Below are some records; repeat them all exactly, minus the pictures.

----- Given data -----

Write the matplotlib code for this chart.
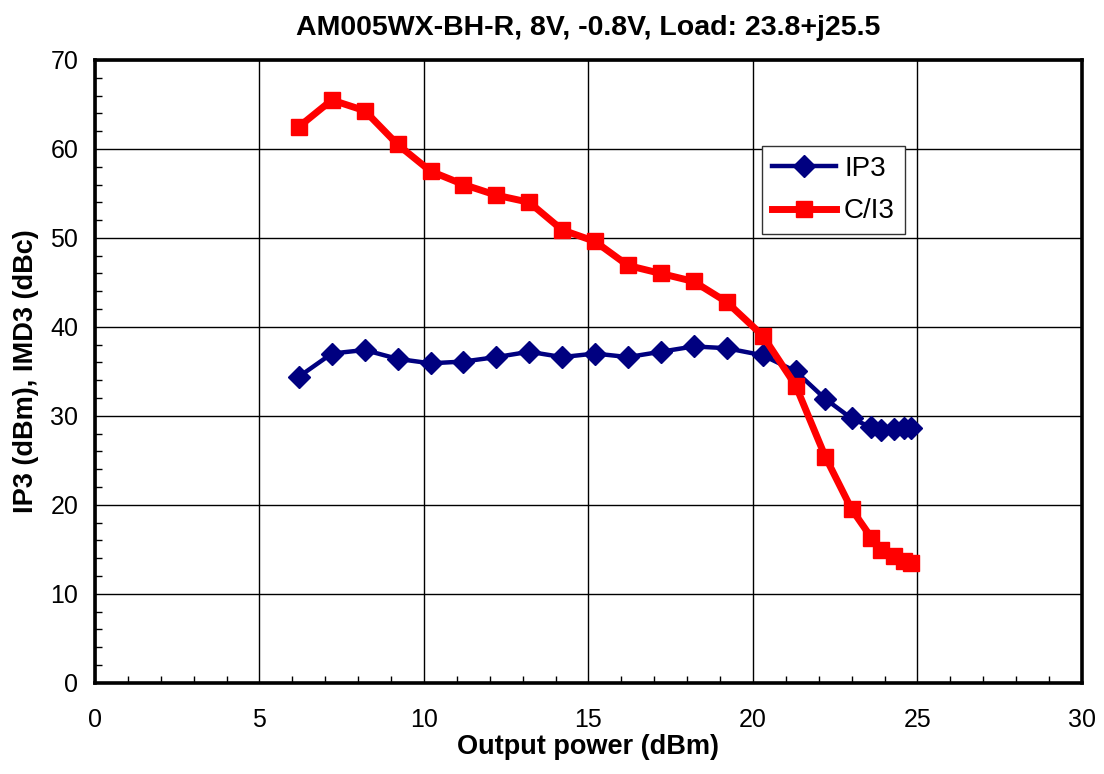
import numpy as np
import matplotlib
matplotlib.use("Agg")
import matplotlib.pyplot as plt
from matplotlib.ticker import MultipleLocator

plt.rcParams['font.family'] = ['Liberation Sans', 'DejaVu Sans']

# output power (dBm)
pout = [6.2, 7.2, 8.2, 9.2, 10.2, 11.2, 12.2, 13.2, 14.2, 15.2, 16.2, 17.2,
        18.2, 19.2, 20.3, 21.3, 22.2, 23.0, 23.6, 23.9, 24.3, 24.6, 24.8]
ip3 = [34.4, 37.0, 37.4, 36.4, 35.9, 36.1, 36.6, 37.2, 36.6, 37.0, 36.6, 37.2,
       37.8, 37.6, 36.8, 35.0, 31.9, 29.7, 28.7, 28.4, 28.5, 28.6, 28.6]
ci3 = [62.5, 65.5, 64.3, 60.5, 57.5, 56.0, 54.8, 54.0, 50.9, 49.6, 46.9, 46.0,
       45.1, 42.8, 39.0, 33.4, 25.4, 19.5, 16.3, 14.9, 14.2, 13.7, 13.5]

fig = plt.figure(figsize=(11.04, 7.74), dpi=100)
ax = fig.add_axes([0.086, 0.118, 0.894, 0.8045])

ax.plot(pout, ip3, color='#000080', lw=3.2, marker='D', ms=11.5, label='IP3')
ax.plot(pout, ci3, color='#FF0000', lw=5, marker='s', ms=11, label='C/I3')

ax.set_xlim(0, 30)
ax.set_ylim(0, 70)
ax.xaxis.set_major_locator(MultipleLocator(5))
ax.xaxis.set_minor_locator(MultipleLocator(1))
ax.yaxis.set_major_locator(MultipleLocator(10))
ax.yaxis.set_minor_locator(MultipleLocator(2))
ax.tick_params(which='both', direction='in', labelsize=18, top=False, right=False)
ax.tick_params(which='major', length=0)
ax.tick_params(axis='x', which='major', pad=18)
ax.tick_params(axis='y', which='major', pad=12)
ax.tick_params(which='minor', length=5, width=1)
ax.grid(True, which='major', color='black', lw=1)
for s in ax.spines.values():
    s.set_linewidth(2.6)

ax.set_title('AM005WX-BH-R, 8V, -0.8V, Load: 23.8+j25.5', fontsize=20.5,
             fontweight='bold', pad=18)
ax.set_xlabel('Output power (dBm)', fontsize=19.5, fontweight='bold', labelpad=2)
ax.set_ylabel('IP3 (dBm), IMD3 (dBc)', fontsize=19.5, fontweight='bold', labelpad=8)

leg = ax.legend(loc='upper left', bbox_to_anchor=(0.676, 0.862), fontsize=20,
                fancybox=False, framealpha=1, edgecolor='#333333',
                handlelength=2.3, handletextpad=0.3, borderpad=0.35,
                labelspacing=0.6, borderaxespad=0)
leg.get_frame().set_linewidth(1)

fig.savefig('out.png', dpi=100)
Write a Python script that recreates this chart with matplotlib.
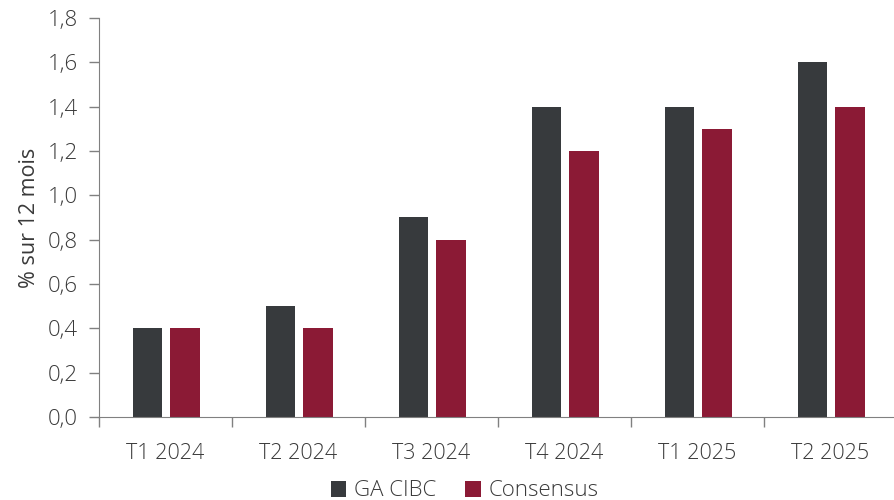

-----

▶ **Solved exercise**:
Write the matplotlib code for this chart.
import numpy as np
import matplotlib
matplotlib.use("Agg")
import matplotlib.pyplot as plt
from matplotlib.ticker import MultipleLocator

plt.rcParams['font.family'] = ['Liberation Sans', 'DejaVu Sans']

# output power (dBm)
pout = [6.2, 7.2, 8.2, 9.2, 10.2, 11.2, 12.2, 13.2, 14.2, 15.2, 16.2, 17.2,
        18.2, 19.2, 20.3, 21.3, 22.2, 23.0, 23.6, 23.9, 24.3, 24.6, 24.8]
ip3 = [34.4, 37.0, 37.4, 36.4, 35.9, 36.1, 36.6, 37.2, 36.6, 37.0, 36.6, 37.2,
       37.8, 37.6, 36.8, 35.0, 31.9, 29.7, 28.7, 28.4, 28.5, 28.6, 28.6]
ci3 = [62.5, 65.5, 64.3, 60.5, 57.5, 56.0, 54.8, 54.0, 50.9, 49.6, 46.9, 46.0,
       45.1, 42.8, 39.0, 33.4, 25.4, 19.5, 16.3, 14.9, 14.2, 13.7, 13.5]

fig = plt.figure(figsize=(11.04, 7.74), dpi=100)
ax = fig.add_axes([0.086, 0.118, 0.894, 0.8045])

ax.plot(pout, ip3, color='#000080', lw=3.2, marker='D', ms=11.5, label='IP3')
ax.plot(pout, ci3, color='#FF0000', lw=5, marker='s', ms=11, label='C/I3')

ax.set_xlim(0, 30)
ax.set_ylim(0, 70)
ax.xaxis.set_major_locator(MultipleLocator(5))
ax.xaxis.set_minor_locator(MultipleLocator(1))
ax.yaxis.set_major_locator(MultipleLocator(10))
ax.yaxis.set_minor_locator(MultipleLocator(2))
ax.tick_params(which='both', direction='in', labelsize=18, top=False, right=False)
ax.tick_params(which='major', length=0)
ax.tick_params(axis='x', which='major', pad=18)
ax.tick_params(axis='y', which='major', pad=12)
ax.tick_params(which='minor', length=5, width=1)
ax.grid(True, which='major', color='black', lw=1)
for s in ax.spines.values():
    s.set_linewidth(2.6)

ax.set_title('AM005WX-BH-R, 8V, -0.8V, Load: 23.8+j25.5', fontsize=20.5,
             fontweight='bold', pad=18)
ax.set_xlabel('Output power (dBm)', fontsize=19.5, fontweight='bold', labelpad=2)
ax.set_ylabel('IP3 (dBm), IMD3 (dBc)', fontsize=19.5, fontweight='bold', labelpad=8)

leg = ax.legend(loc='upper left', bbox_to_anchor=(0.676, 0.862), fontsize=20,
                fancybox=False, framealpha=1, edgecolor='#333333',
                handlelength=2.3, handletextpad=0.3, borderpad=0.35,
                labelspacing=0.6, borderaxespad=0)
leg.get_frame().set_linewidth(1)

fig.savefig('out.png', dpi=100)
Write a Python script that recreates this chart with matplotlib.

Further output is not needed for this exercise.